Reminded earlier today of a lament, Sgt MacKenzie’s lament. It is the only lament written for an individual soldier killed in action during the Great War. That said it is comparatively well known. It is on the soundtrack to the film, “We Were Soldiers”. A Lament is written in memory of. Here are a few other things written in memory of soldiers who died in the Great War..
The first is on a gravestone in the churchyard at Alvie in Scotland. the grave belongs to Jessie Maclauchlan. Jessie lived to be a 100 years old and died on the 9th January 1990.
“The beloved wife of Charles Asher.”
Charles Asher died of wounds on the 25th July 1918.
The rest are taken from the Strathspey Herald.
This one is for John, KIA April 1915 and Alex Clark, missing presumed killed April 1917. Posted by their auntie April 1919.
They are not dead, but only sleeping. On the calm refuge of their saviour’s breast. And far from care and sin and bitter weeping Are sweetly taking rest
For James shaw KIA May 1915, from his parents sisters and brother May 1916, Middle verse of three.
No loved one stood around him, To bid a last farewell. No words of comfort could he leave. To those he loved so well.
“Jas” Grant, KIA June 1915. from his parents sister and brother. June 1917
We little thought when he left home He would no more return That he so soon in death would sleep and leave us here to mourn.
Just when his life was brightest, Just when his hope seemed best. He was taken from a word of sorrow To a home of eternal rest.
His warfare o’er, his battle fought, The victory won, though dearly brought. His fresh young life could not be saved, He slumbers now in a soldier’s grave
These are the second and third verses the parents, sister and brother posted in June 1918. As well as the sadness of bereavement, they reflect the uncertainty of the future.
The hardest part has yet to come When warriors return And when we miss the cheering crowd The face we loved so well
When we think of all the changes Which these last few years have brought, We are glad the world they’ve gone to. Is the world that changes nought.
This one was published twice. Once in 1917 and again in 1918. It is for John Lawson KIA September 1915
He fell where fall the dying brave, Among the noble slain, Nor kindly love nor tender care, Could light that couch of pain.
Nor loving hands may kindly tend, The sod above his breast, But tender thoughts will ever haunt, His far of place of rest.
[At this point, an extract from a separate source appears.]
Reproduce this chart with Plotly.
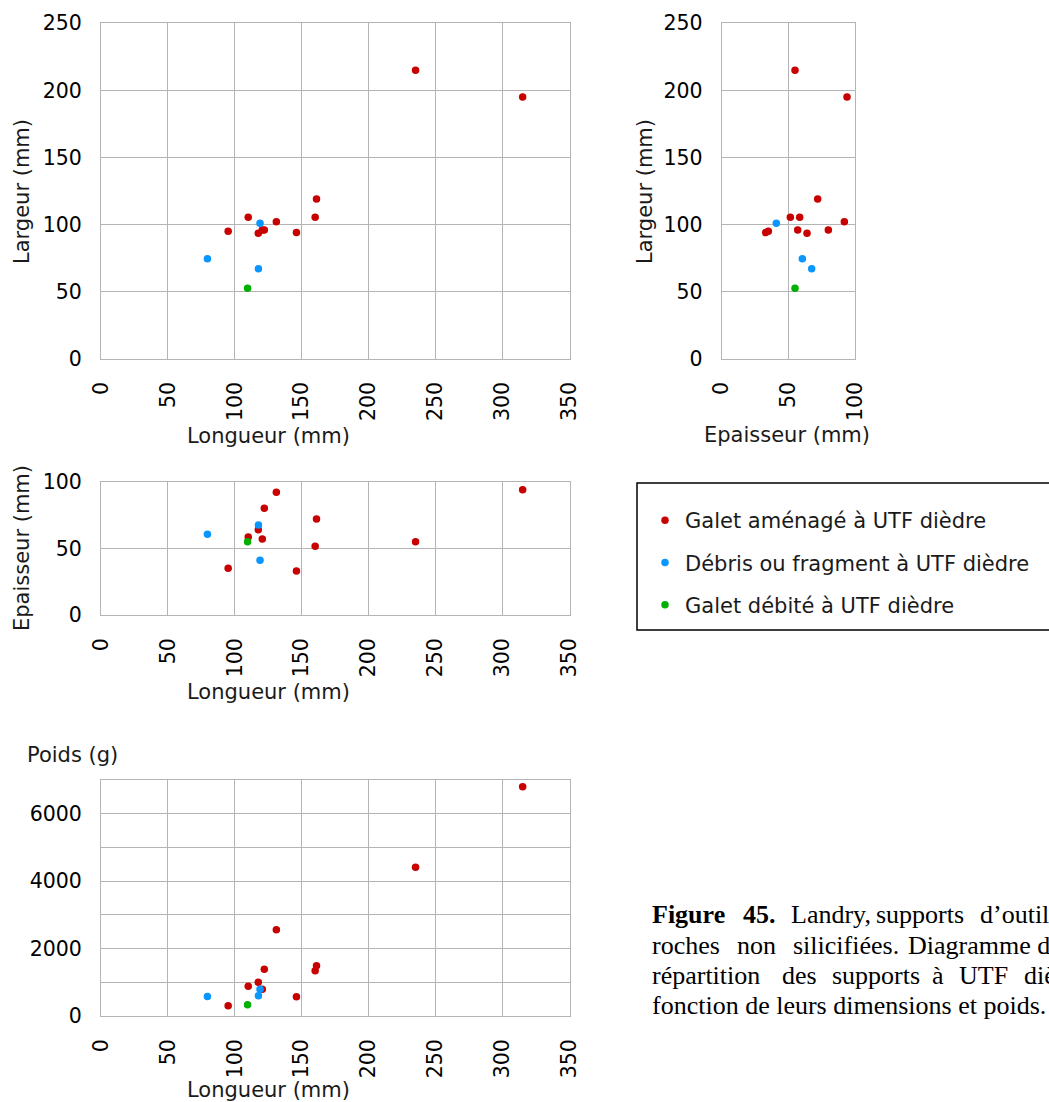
import plotly.graph_objects as go

# Galet aménagé à UTF dièdre
longueur_galet = [315, 235, 161, 160, 131, 110, 95, 146, 122, 117.5, 120.5]
largeur_galet = [195, 215, 119, 105.5, 102, 105.5, 95, 94, 96, 93.5, 96]
epaisseur_galet = [94, 55, 72, 51.5, 92, 58.5, 35, 33, 80, 64, 57]
poids_galet = [6800, 4410, 1490, 1345, 2560, 880, 307, 574, 1385, 1000, 790]

# Débris ou fragment à UTF dièdre
longueur_debris = [79.5, 118.8, 117.6]
largeur_debris = [74.5, 101, 67]
epaisseur_debris = [60.5, 41, 67.5]
poids_debris = [575, 790, 600]

# Galet débité à UTF dièdre
longueur_debite = [109.5]
largeur_debite = [52.5]
epaisseur_debite = [55]
poids_debite = [335]

series = [
    ("Galet aménagé à UTF dièdre", "#c80000",
     longueur_galet, largeur_galet, epaisseur_galet, poids_galet),
    ("Débris ou fragment à UTF dièdre", "#0a96ff",
     longueur_debris, largeur_debris, epaisseur_debris, poids_debris),
    ("Galet débité à UTF dièdre", "#00b000",
     longueur_debite, largeur_debite, epaisseur_debite, poids_debite),
]

W, H = 1049, 1102
FONT = "DejaVu Sans"
GRID = "#b4b4b4"


def px(x0, x1):
    return [x0 / W, x1 / W]


def py(top, bottom):
    return [1 - bottom / H, 1 - top / H]


fig = go.Figure()

for i, (name, color, lon, lar, epa, poi) in enumerate(series):
    pairs = [(lon, lar, "x", "y"), (epa, lar, "x2", "y2"),
             (lon, epa, "x3", "y3"), (lon, poi, "x4", "y4")]
    for j, (xs, ys, xa, ya) in enumerate(pairs):
        fig.add_trace(go.Scatter(
            x=xs, y=ys, xaxis=xa, yaxis=ya, mode="markers", name=name,
            marker=dict(color=color, size=7.5, line=dict(width=0)),
            legendgroup=name, showlegend=(j == 0),
        ))

ax = dict(showgrid=True, gridcolor=GRID, gridwidth=1, showline=True,
          linecolor=GRID, linewidth=1, mirror=True, zeroline=False,
          ticks="", tickfont=dict(family=FONT, size=20.5, color="black"),
          ticklabelstandoff=14, fixedrange=True)
xax = dict(ax, tickangle=-90)

fig.update_layout(
    width=W, height=H,
    margin=dict(l=0, r=0, t=0, b=0, autoexpand=False),
    plot_bgcolor="white", paper_bgcolor="white",
    font=dict(family=FONT, color="black"),
    xaxis=dict(xax, domain=px(101, 569.5), range=[0, 350], dtick=50, anchor="y"),
    yaxis=dict(ax, domain=py(23.3, 358.7), range=[0, 250], dtick=50, anchor="x"),
    xaxis2=dict(xax, domain=px(721.7, 855), range=[0, 100], dtick=50, anchor="y2"),
    yaxis2=dict(ax, domain=py(23.3, 358.7), range=[0, 250], dtick=50, anchor="x2"),
    xaxis3=dict(xax, domain=px(101, 569.5), range=[0, 350], dtick=50, anchor="y3"),
    yaxis3=dict(ax, domain=py(481.7, 615), range=[0, 100], dtick=50, anchor="x3"),
    xaxis4=dict(xax, domain=px(101, 569.5), range=[0, 350], dtick=50, anchor="y4"),
    yaxis4=dict(ax, domain=py(780, 1016), range=[0, 7000], dtick=2000, anchor="x4",
                minor=dict(dtick=1000, showgrid=True, gridcolor=GRID, gridwidth=1)),
    legend=dict(x=645 / W, y=1 - 500 / H, xanchor="left", yanchor="top",
                bgcolor="rgba(0,0,0,0)", borderwidth=0, traceorder="grouped",
                tracegroupgap=12, font=dict(family=FONT, size=21, color="#1a1a1a")),
    showlegend=True,
)

# legend frame
fig.add_shape(type="rect", xref="paper", yref="paper",
              x0=637 / W, x1=1.2, y0=1 - 630 / H, y1=1 - 483 / H,
              line=dict(color="black", width=1.5), fillcolor="rgba(0,0,0,0)")


def label(text, x, y, angle=0):
    fig.add_annotation(text=text, xref="paper", yref="paper", x=x / W, y=1 - y / H,
                       xanchor="center", yanchor="middle", showarrow=False,
                       textangle=angle, font=dict(family=FONT, size=21, color="#1a1a1a"))


label("Largeur (mm)", 22, 192, -90)
label("Longueur (mm)", 268, 436)
label("Largeur (mm)", 645, 192, -90)
label("Epaisseur (mm)", 787, 435)
label("Epaisseur (mm)", 22, 548, -90)
label("Longueur (mm)", 268, 692)
label("Poids (g)", 72, 755)
label("Longueur (mm)", 268, 1090)

# caption, justified line by line (runs past the right edge as in the source page)
caption_lines = [
    (915, [("<b>Figure</b>", 650), ("<b>45.</b>", 741), ("Landry,", 789),
           ("supports", 874), ("d’outils sur", 978)]),
    (945, [("roches", 650), ("non", 735), ("silicifiées.", 791), ("Diagramme de", 906)]),
    (975, [("répartition", 650), ("des", 780), ("supports", 830), ("à", 930),
           ("UTF", 957), ("dièdre en", 1022)]),
    (1005, [("fonction de leurs dimensions et poids.", 650)]),
]
for y, words in caption_lines:
    for w, x in words:
        fig.add_annotation(text=w, xref="paper", yref="paper", x=x / W, y=1 - y / H,
                           xanchor="left", yanchor="middle", showarrow=False,
                           font=dict(family="Liberation Serif", size=26, color="black"))

fig.write_html("out.html", config={"displayModeBar": False},
               post_script="document.body.style.margin='0';")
This one is for a soldier thought to be buried in Green Hill Cemetery, Dardanelles. george |MacRobert, Scottish Horse. It is from his mother and sisters
Sleep on beloved, for thee the strife is ended, Thy task accomplished, and the conflict o’er Thine is the gain, thy trials all transcended, Ours is the grief to see thy face no more, Yet oft in love across the wave, Our thoughts shall linger round our soldiers grave.
The next one is for Anslie Wood, KIA 31st July 1917 it is the last one I will post It was posted in the Strathspey Hearld by his child, Jessie
Better in heaven daddy yes, far better than here.